Before I go to sleep:
frokenscheim wrote...
If your parents are slaves, and the slavemaster has them breed to produce you, does that heritage make your slavery just?
Terraneaux wrote...
By your same rationale, the descendents of black slaves in the united states still belong to their former owners. I hope you can see the problem with that argument.
This "problem" doesn't exist. Slaves have been legally absolved of their bondage - the Quarians have issued no such legal declaration proclaiming that the Geth are no longer their property. Moreover, your criticism is presupposing its intended end in that you're attaching rights of life to malfunctioning machinery.
You're still moving charge around to carry out computational processes, just through different mediums.
Given that, how is your situation any different from that of a computer system? Input goes in, output comes out.
As I said, I'm aware of contemporary scientific positions on issues of free will. It seems problematic to explain in terms that we understand today (though I am confident this will be resolved in the future, as science captures more and more of reality). That being said, I am falling back on a claim of self evidence, and saying that the fact gaps in scientific knowledge exist such claims are possible if they are reasonable. I don't view it as unreasonable to say free will exists, in that I (you, or anybody) can look around right now and imagine all sorts of things I could potentially do - and mean "could potentially" in a very real sense. That I have the capacity to choose to do what I wish, with that choice only constrained by the limits on what I can imagine. This being the difference between myself and a machine, in that all of its reasons and actions ARE totally determined by the simple "input goes in output comes out," "computational processes" that you describe. True life is more nuanced - perhaps not obvious to science (yet) but definitely to the conscious actor.
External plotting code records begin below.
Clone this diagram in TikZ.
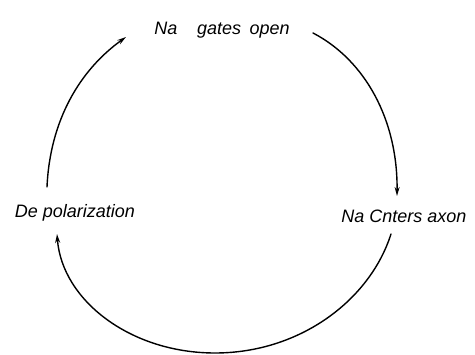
\documentclass[tikz,border=0pt]{standalone}
\usepackage{fontspec}
\setmainfont{Liberation Sans}
\usetikzlibrary{arrows.meta}
\tikzset{
  lbl/.style={anchor=base, inner sep=0pt, font=\fontsize{18}{20}\selectfont\itshape},
  cyc/.style={line width=1.4pt, line cap=round, -{Stealth[length=9pt,width=5pt]}}
}
\begin{document}
\begin{tikzpicture}[x=1pt,y=-1pt]
  \useasboundingbox (0,0) rectangle (475,355);
  % labels
  \node[lbl] (open) at (222,35) {Na\hspace{1.1em}gates\hspace{0.2em} open};
  \node[lbl] (enter) at (404,223) {Na Cnters axon};
  \node[lbl] (depol) at (75,218) {De polarization};
  % arc end points
  \coordinate (a1) at (313,33);
  \coordinate (a2) at (397,196);
  \coordinate (b1) at (391,234);
  \coordinate (bm) at (215,353);
  \coordinate (b2) at (57,234);
  \coordinate (c1) at (47,187);
  \coordinate (c2) at (126,37);
  % connectors
  \draw[cyc] (a1) .. controls (365,60) and (398,120) .. (a2);
  \draw[cyc] (b1) .. controls (370,300) and (300,353) .. (bm)
                  .. controls (130,353) and (62,300) .. (b2);
  \draw[cyc] (c1) .. controls (50,120) and (80,70) .. (c2);
\end{tikzpicture}
\end{document}
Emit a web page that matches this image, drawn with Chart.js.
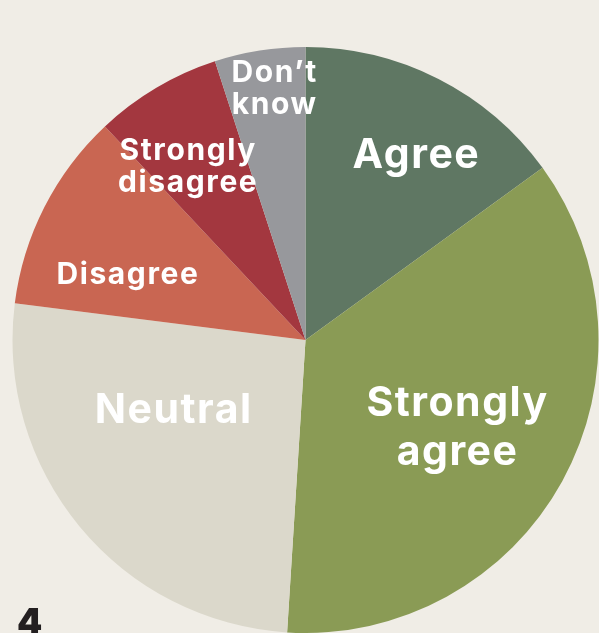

I don't need you to believe in free will, necessarily. I'm merely demonstrating that my position on the Geth is the logical endpoint of such a belief (rather than "bigotry"), and that such a belief is reasonable insofar as it seems to be totally obvious until you scrutinize it through the lens of contemporary science - a lens which is incomplete, and thus can't be taken as a total authority on matters where it contradicts what can reasonably be called self evidence.